What the task asks – Return the material exactly as supplied, apart from the pictures, which are omitted.
** START Information shown **
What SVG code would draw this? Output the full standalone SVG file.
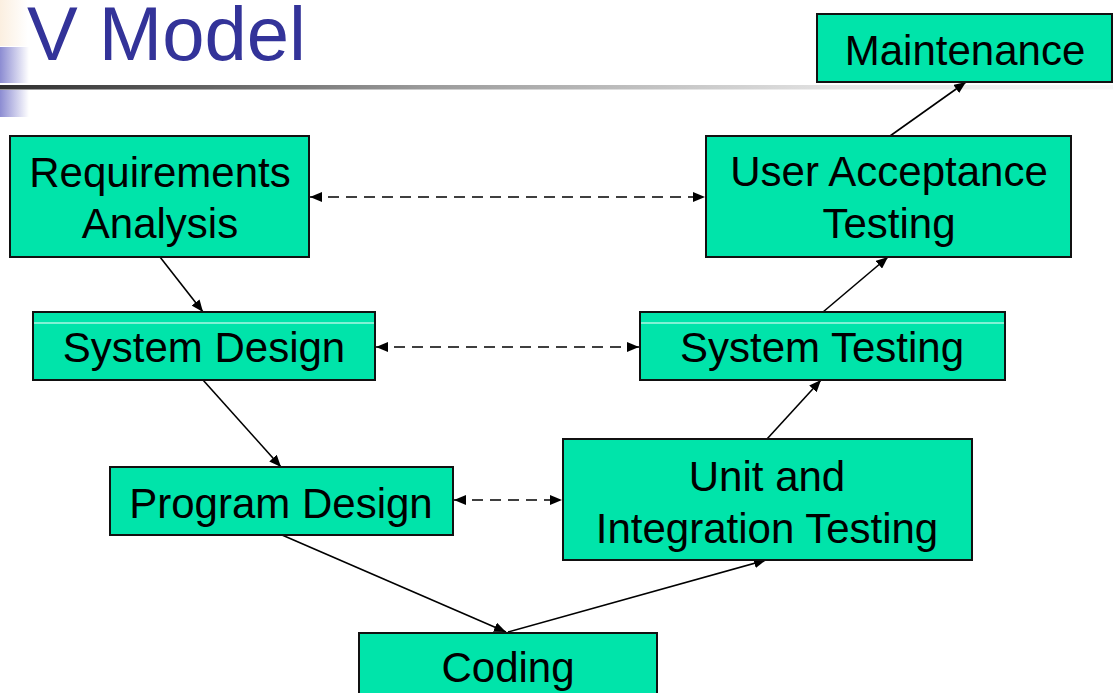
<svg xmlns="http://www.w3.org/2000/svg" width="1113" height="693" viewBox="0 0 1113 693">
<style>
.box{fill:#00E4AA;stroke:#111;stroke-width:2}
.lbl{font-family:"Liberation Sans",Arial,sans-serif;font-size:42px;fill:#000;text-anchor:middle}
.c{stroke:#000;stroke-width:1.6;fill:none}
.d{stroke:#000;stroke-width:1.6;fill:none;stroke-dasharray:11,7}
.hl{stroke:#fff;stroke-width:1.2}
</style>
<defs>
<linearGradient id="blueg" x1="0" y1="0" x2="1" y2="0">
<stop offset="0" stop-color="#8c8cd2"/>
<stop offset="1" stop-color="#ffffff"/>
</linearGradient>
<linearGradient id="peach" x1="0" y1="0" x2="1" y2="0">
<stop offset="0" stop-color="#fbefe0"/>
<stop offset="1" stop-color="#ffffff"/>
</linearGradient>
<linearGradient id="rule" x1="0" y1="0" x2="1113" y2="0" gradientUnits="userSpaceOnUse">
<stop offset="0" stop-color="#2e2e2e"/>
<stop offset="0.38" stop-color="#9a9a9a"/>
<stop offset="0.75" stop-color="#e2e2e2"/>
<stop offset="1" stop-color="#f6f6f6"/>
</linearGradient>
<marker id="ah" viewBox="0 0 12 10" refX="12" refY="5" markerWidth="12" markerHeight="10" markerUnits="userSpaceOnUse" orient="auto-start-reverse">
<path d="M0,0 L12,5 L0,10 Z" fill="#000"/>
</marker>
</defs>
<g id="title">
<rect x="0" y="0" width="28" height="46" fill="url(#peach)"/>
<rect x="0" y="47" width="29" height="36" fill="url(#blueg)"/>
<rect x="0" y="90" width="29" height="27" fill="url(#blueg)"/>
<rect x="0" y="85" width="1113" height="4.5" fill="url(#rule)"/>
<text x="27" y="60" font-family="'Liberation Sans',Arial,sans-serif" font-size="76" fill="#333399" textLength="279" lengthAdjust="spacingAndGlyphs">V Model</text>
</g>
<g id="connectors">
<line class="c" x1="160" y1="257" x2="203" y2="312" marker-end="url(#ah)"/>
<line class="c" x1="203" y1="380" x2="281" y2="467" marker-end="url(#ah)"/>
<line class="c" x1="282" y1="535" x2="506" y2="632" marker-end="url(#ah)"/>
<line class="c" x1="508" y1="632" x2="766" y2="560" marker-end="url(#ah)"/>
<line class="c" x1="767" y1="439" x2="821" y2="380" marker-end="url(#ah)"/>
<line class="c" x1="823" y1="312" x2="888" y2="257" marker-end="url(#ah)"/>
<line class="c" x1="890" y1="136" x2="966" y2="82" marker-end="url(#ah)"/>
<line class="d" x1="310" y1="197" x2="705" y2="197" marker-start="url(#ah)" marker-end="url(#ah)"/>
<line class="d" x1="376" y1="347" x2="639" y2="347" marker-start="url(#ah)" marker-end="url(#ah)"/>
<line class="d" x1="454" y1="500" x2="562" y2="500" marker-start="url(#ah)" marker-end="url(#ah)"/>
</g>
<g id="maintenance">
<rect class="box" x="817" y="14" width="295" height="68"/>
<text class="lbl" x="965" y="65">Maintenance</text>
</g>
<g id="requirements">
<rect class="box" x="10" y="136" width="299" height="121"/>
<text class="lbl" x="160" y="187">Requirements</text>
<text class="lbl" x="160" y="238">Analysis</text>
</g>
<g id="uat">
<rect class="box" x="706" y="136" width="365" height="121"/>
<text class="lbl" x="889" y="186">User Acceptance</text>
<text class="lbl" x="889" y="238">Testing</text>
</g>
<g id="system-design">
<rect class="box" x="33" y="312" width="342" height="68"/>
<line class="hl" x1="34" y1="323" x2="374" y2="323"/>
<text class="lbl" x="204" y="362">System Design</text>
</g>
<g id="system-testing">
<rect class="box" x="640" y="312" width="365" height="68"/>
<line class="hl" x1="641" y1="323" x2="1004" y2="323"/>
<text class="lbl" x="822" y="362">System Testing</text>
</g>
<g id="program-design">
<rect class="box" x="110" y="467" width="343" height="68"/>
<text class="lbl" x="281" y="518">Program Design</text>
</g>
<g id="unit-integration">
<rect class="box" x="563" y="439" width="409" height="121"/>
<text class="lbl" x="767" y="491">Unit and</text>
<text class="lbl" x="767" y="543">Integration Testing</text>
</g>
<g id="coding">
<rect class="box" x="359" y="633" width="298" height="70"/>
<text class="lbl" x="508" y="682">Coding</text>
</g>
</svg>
** END Information shown **
Solution to this task –
What SVG code would draw this? Output the full standalone SVG file.
<svg xmlns="http://www.w3.org/2000/svg" width="1113" height="693" viewBox="0 0 1113 693">
<style>
.box{fill:#00E4AA;stroke:#111;stroke-width:2}
.lbl{font-family:"Liberation Sans",Arial,sans-serif;font-size:42px;fill:#000;text-anchor:middle}
.c{stroke:#000;stroke-width:1.6;fill:none}
.d{stroke:#000;stroke-width:1.6;fill:none;stroke-dasharray:11,7}
.hl{stroke:#fff;stroke-width:1.2}
</style>
<defs>
<linearGradient id="blueg" x1="0" y1="0" x2="1" y2="0">
<stop offset="0" stop-color="#8c8cd2"/>
<stop offset="1" stop-color="#ffffff"/>
</linearGradient>
<linearGradient id="peach" x1="0" y1="0" x2="1" y2="0">
<stop offset="0" stop-color="#fbefe0"/>
<stop offset="1" stop-color="#ffffff"/>
</linearGradient>
<linearGradient id="rule" x1="0" y1="0" x2="1113" y2="0" gradientUnits="userSpaceOnUse">
<stop offset="0" stop-color="#2e2e2e"/>
<stop offset="0.38" stop-color="#9a9a9a"/>
<stop offset="0.75" stop-color="#e2e2e2"/>
<stop offset="1" stop-color="#f6f6f6"/>
</linearGradient>
<marker id="ah" viewBox="0 0 12 10" refX="12" refY="5" markerWidth="12" markerHeight="10" markerUnits="userSpaceOnUse" orient="auto-start-reverse">
<path d="M0,0 L12,5 L0,10 Z" fill="#000"/>
</marker>
</defs>
<g id="title">
<rect x="0" y="0" width="28" height="46" fill="url(#peach)"/>
<rect x="0" y="47" width="29" height="36" fill="url(#blueg)"/>
<rect x="0" y="90" width="29" height="27" fill="url(#blueg)"/>
<rect x="0" y="85" width="1113" height="4.5" fill="url(#rule)"/>
<text x="27" y="60" font-family="'Liberation Sans',Arial,sans-serif" font-size="76" fill="#333399" textLength="279" lengthAdjust="spacingAndGlyphs">V Model</text>
</g>
<g id="connectors">
<line class="c" x1="160" y1="257" x2="203" y2="312" marker-end="url(#ah)"/>
<line class="c" x1="203" y1="380" x2="281" y2="467" marker-end="url(#ah)"/>
<line class="c" x1="282" y1="535" x2="506" y2="632" marker-end="url(#ah)"/>
<line class="c" x1="508" y1="632" x2="766" y2="560" marker-end="url(#ah)"/>
<line class="c" x1="767" y1="439" x2="821" y2="380" marker-end="url(#ah)"/>
<line class="c" x1="823" y1="312" x2="888" y2="257" marker-end="url(#ah)"/>
<line class="c" x1="890" y1="136" x2="966" y2="82" marker-end="url(#ah)"/>
<line class="d" x1="310" y1="197" x2="705" y2="197" marker-start="url(#ah)" marker-end="url(#ah)"/>
<line class="d" x1="376" y1="347" x2="639" y2="347" marker-start="url(#ah)" marker-end="url(#ah)"/>
<line class="d" x1="454" y1="500" x2="562" y2="500" marker-start="url(#ah)" marker-end="url(#ah)"/>
</g>
<g id="maintenance">
<rect class="box" x="817" y="14" width="295" height="68"/>
<text class="lbl" x="965" y="65">Maintenance</text>
</g>
<g id="requirements">
<rect class="box" x="10" y="136" width="299" height="121"/>
<text class="lbl" x="160" y="187">Requirements</text>
<text class="lbl" x="160" y="238">Analysis</text>
</g>
<g id="uat">
<rect class="box" x="706" y="136" width="365" height="121"/>
<text class="lbl" x="889" y="186">User Acceptance</text>
<text class="lbl" x="889" y="238">Testing</text>
</g>
<g id="system-design">
<rect class="box" x="33" y="312" width="342" height="68"/>
<line class="hl" x1="34" y1="323" x2="374" y2="323"/>
<text class="lbl" x="204" y="362">System Design</text>
</g>
<g id="system-testing">
<rect class="box" x="640" y="312" width="365" height="68"/>
<line class="hl" x1="641" y1="323" x2="1004" y2="323"/>
<text class="lbl" x="822" y="362">System Testing</text>
</g>
<g id="program-design">
<rect class="box" x="110" y="467" width="343" height="68"/>
<text class="lbl" x="281" y="518">Program Design</text>
</g>
<g id="unit-integration">
<rect class="box" x="563" y="439" width="409" height="121"/>
<text class="lbl" x="767" y="491">Unit and</text>
<text class="lbl" x="767" y="543">Integration Testing</text>
</g>
<g id="coding">
<rect class="box" x="359" y="633" width="298" height="70"/>
<text class="lbl" x="508" y="682">Coding</text>
</g>
</svg>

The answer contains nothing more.